In the beginning…before LBDA
THE UNKNOWN –
In 2002 my father was diagnosed with Lewy body disease (LBD) at the UC Davis Alzheimer’s Disease Center in Sacramento CA. We had no idea what LBD was at that time and there was little information available in those days to help us understand what was happening to my dad and how it differed from Alzheimer’s and other brain disorders. Most doctors, even his own well-known internist, had never heard of LBD, so for help I found an online Yahoo LBD caregiver support group with 200 members worldwide. This group, started in August 2000 by Anne Hilgeman, was where caregivers could find support and share their stories of incorrect diagnosis and medications often causing irreversible problems and even death among LBD patients. Families and caregivers typically felt helpless with no place to turn but to each other but they knew something had to be done.
THEN CAME LBDA –
With a feeling of urgency, and encouragement from the online support group, five of us joined together to work on forming an organization dedicated to LBD. With Peggy Smith (SC), Jim Whitworth (CA), Imelda Fagin (NY), and Betty Wittenberg (WA), we worked online and by phone finally incorporating the Lewy Body Dementia Association (LBDA) in July 2003. At our first meeting two other caregivers, Donna Rae (MI) and John Young (TX), joined the Board and by year end the LBDA was approved by the IRS and registered in all 50 states as a charitable organization. In 2004 Lynn Whitman (AZ) and Sandy Shelton (OH) joined the Board. We published the first LBD information pamphlet, a toll-free hotline was initiated, and five world renowned LBD research scientists agreed to form the Association’s LBD Scientific Advisory Council. In 2005 Micki Horst (MI) and Angela Taylor (PA) joined the Board and then LBDA received a generous unexpected grant from the Harry Mangurian Foundation. By the end of 2005 Carol Caughran (FL) had started the first local LBDA caregivers support group and the organization had chosen Atlanta GA as the national headquarters.
MY DAD –
My father, Herb Whitehead (2002-2005), watched the organization grow and was proud of the caregivers and what was accomplished.
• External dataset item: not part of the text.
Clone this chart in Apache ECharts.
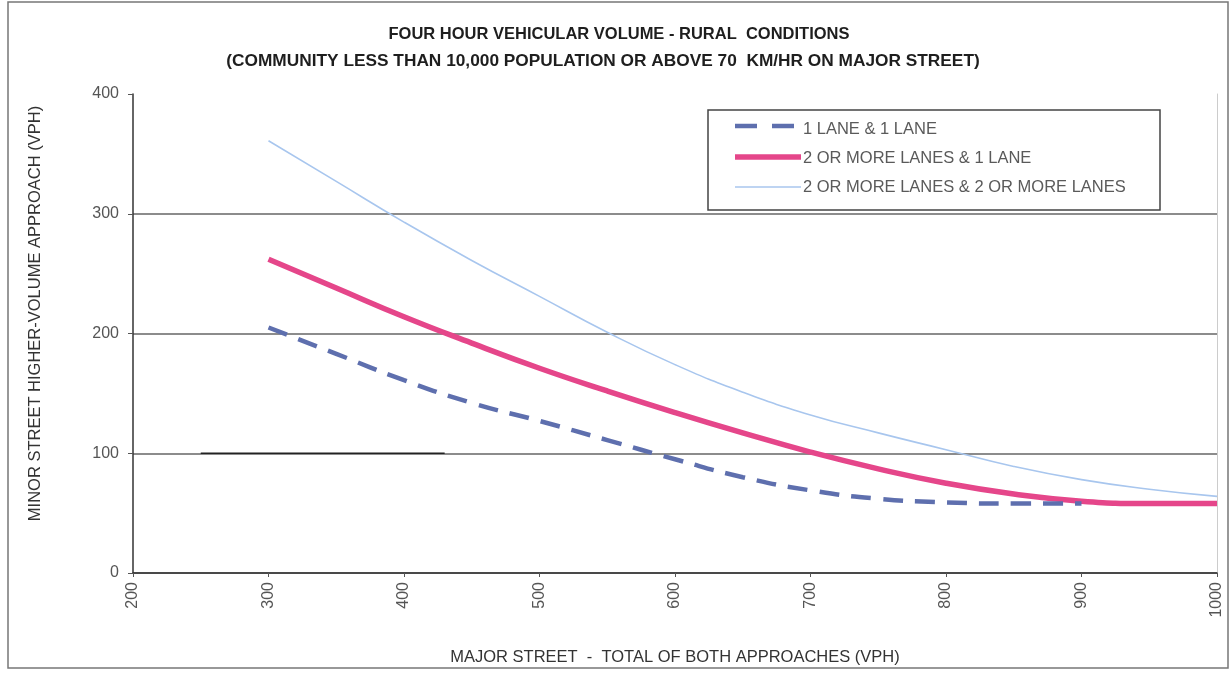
<!DOCTYPE html>
<html>
<head>
<meta charset="utf-8">
<script src="https://cdn.jsdelivr.net/npm/echarts@6/dist/echarts.min.js"></script>
<style>
  html, body { margin: 0; padding: 0; background: #fff; }
  #chart { width: 1232px; height: 673px; }
</style>
</head>
<body>
<div id="chart"></div>
<script>
// major street volume (vph) -> minor street volume (vph)
const oneLaneOneLane = [
  [300, 205], [350, 183], [400, 161], [450, 142], [500, 127], [550, 111],
  [600, 95], [650, 80], [700, 69], [750, 62], [800, 59], [850, 58], [900, 58]
]
const twoLanesOneLane = [
  [300, 262], [350, 238], [400, 214], [450, 192], [500, 171], [550, 152],
  [600, 134], [650, 117], [700, 101], [750, 87], [800, 75], [850, 66],
  [900, 60], [950, 58], [1000, 58]
]
const twoLanesTwoLanes = [
  [300, 361], [350, 327], [400, 293], [450, 261], [500, 231], [550, 201],
  [600, 174], [650, 151], [700, 132], [750, 117], [800, 103], [850, 89],
  [900, 78], [950, 70], [1000, 64]
]
// short dark stroke on the 100 gridline in the scanned original
const scanStroke = [[250, 100], [430, 100]]

const seriesNames = ['1 LANE & 1 LANE', '2 OR MORE LANES & 1 LANE', '2 OR MORE LANES & 2 OR MORE LANES']
const titleLine1 = 'FOUR HOUR VEHICULAR VOLUME - RURAL  CONDITIONS'
const titleLine2 = '(COMMUNITY LESS THAN 10,000 POPULATION OR ABOVE 70  KM/HR ON MAJOR STREET)'

const font = "'Liberation Sans Narrow', 'Arial Narrow', 'Liberation Sans', sans-serif"

const styles = [
  { color: '#5e6fae', width: 4.5, type: [20, 12] },
  { color: '#e5468a', width: 5.5, type: 'solid' },
  { color: '#a8c6ee', width: 1.6, type: 'solid' },
]

const chart = echarts.init(document.getElementById('chart'))

const titleStyle = {
  fontFamily: font,
  fontWeight: 'bold',
  color: '#1e1e1e',
}

// legend samples drawn by hand so the line widths match the plot
const legendRowY = [126, 157, 187]
const legendSamples = styles.map((s, i) => ({
  type: 'line',
  shape: { x1: 735, y1: legendRowY[i], x2: 801, y2: legendRowY[i] },
  style: {
    stroke: s.color,
    lineWidth: s.width,
    lineDash: Array.isArray(s.type) ? [22, 15] : null,
  },
  z: 20,
  silent: true,
}))

chart.setOption({
  backgroundColor: '#fff',
  animation: false,
  textStyle: { fontFamily: font },
  title: [
    { text: titleLine1, left: 614, top: 21, textAlign: 'center', textStyle: { ...titleStyle, fontSize: 16.5 } },
    { text: titleLine2, left: 598, top: 48, textAlign: 'center', textStyle: { ...titleStyle, fontSize: 17.3 } },
  ],
  graphic: [
    {
      type: 'rect',
      shape: { x: 8, y: 2, width: 1220, height: 666 },
      style: { fill: 'none', stroke: '#777', lineWidth: 1.5 },
      silent: true,
    },
    {
      type: 'rect',
      shape: { x: 708, y: 110, width: 452, height: 100 },
      style: { fill: '#fff', stroke: '#444', lineWidth: 1.5 },
      z: 5,
      silent: true,
    },
    ...legendSamples,
  ],
  legend: {
    orient: 'vertical',
    left: 733,
    top: 116,
    itemGap: 12,
    itemWidth: 68,
    itemHeight: 19,
    z: 10,
    data: seriesNames,
    itemStyle: { opacity: 0 },
    lineStyle: { opacity: 0 },
    textStyle: {
      fontFamily: font,
      fontSize: 16.5,
      color: '#5a5a5a',
      padding: [0, 0, 0, -9],
    },
  },
  grid: {
    left: 133,
    right: 15,
    top: 94,
    bottom: 100,
  },
  xAxis: {
    type: 'value',
    min: 200,
    max: 1000,
    interval: 100,
    name: 'MAJOR STREET  -  TOTAL OF BOTH APPROACHES (VPH)',
    nameLocation: 'middle',
    nameGap: 76,
    nameTextStyle: { fontFamily: font, fontSize: 16.5, color: '#333' },
    axisLine: { show: true, lineStyle: { color: '#333', width: 1.5 } },
    axisTick: { show: true, length: 4, lineStyle: { color: '#555' } },
    axisLabel: {
      rotate: 90,
      margin: 9,
      fontFamily: font,
      fontSize: 16,
      color: '#555',
      formatter: (v) => String(v),
    },
    splitLine: { show: false },
  },
  yAxis: [
    {
      type: 'value',
      min: 0,
      max: 400,
      interval: 100,
      name: 'MINOR STREET HIGHER-VOLUME APPROACH (VPH)',
      nameLocation: 'middle',
      nameGap: 89,
      nameTextStyle: { fontFamily: font, fontSize: 16.5, color: '#333', padding: [0, 0, 0, 40] },
      axisLine: { show: true, lineStyle: { color: '#333', width: 1.5 } },
      axisTick: { show: true, length: 5, lineStyle: { color: '#555' } },
      axisLabel: { margin: 14, fontFamily: font, fontSize: 16, color: '#555' },
      splitLine: { show: true, showMaxLine: false, lineStyle: { color: '#666', width: 1.5 } },
    },
    {
      type: 'value',
      min: 0,
      max: 400,
      interval: 100,
      position: 'right',
      axisLine: { show: true, lineStyle: { color: '#ccc', width: 1 } },
      axisTick: { show: false },
      axisLabel: { show: false },
      splitLine: { show: false },
    },
  ],
  series: [
    {
      name: seriesNames[0],
      type: 'line',
      data: oneLaneOneLane,
      smooth: true,
      symbol: 'none',
      z: 4,
      lineStyle: styles[0],
      itemStyle: { color: styles[0].color },
    },
    {
      name: seriesNames[1],
      type: 'line',
      data: twoLanesOneLane,
      smooth: true,
      symbol: 'none',
      z: 3,
      lineStyle: styles[1],
      itemStyle: { color: styles[1].color },
    },
    {
      name: seriesNames[2],
      type: 'line',
      data: twoLanesTwoLanes,
      smooth: true,
      symbol: 'none',
      z: 2,
      lineStyle: styles[2],
      itemStyle: { color: styles[2].color },
    },
    {
      name: 'scan',
      type: 'line',
      data: scanStroke,
      symbol: 'none',
      silent: true,
      z: 1,
      lineStyle: { color: '#222', width: 1.5 },
    },
  ],
})
</script>
</body>
</html>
He always told me to tell other people with LBD and their caregivers that they should, “…expect the unexpected when dealing with LBD.” We had all learned that because of the many varied potential symptoms and syndromes possible with LBD there was no way to predict the future. He was also fond of saying, “You find out what’s wrong, then you do the best you can with what you’ve got left.” And he did.
It’s been over five years since Daddy passed and looking back I think the most important thing I learned about him during his struggle with LBD was his strength and bravery. It is a lesson I will take with me when it’s my turn.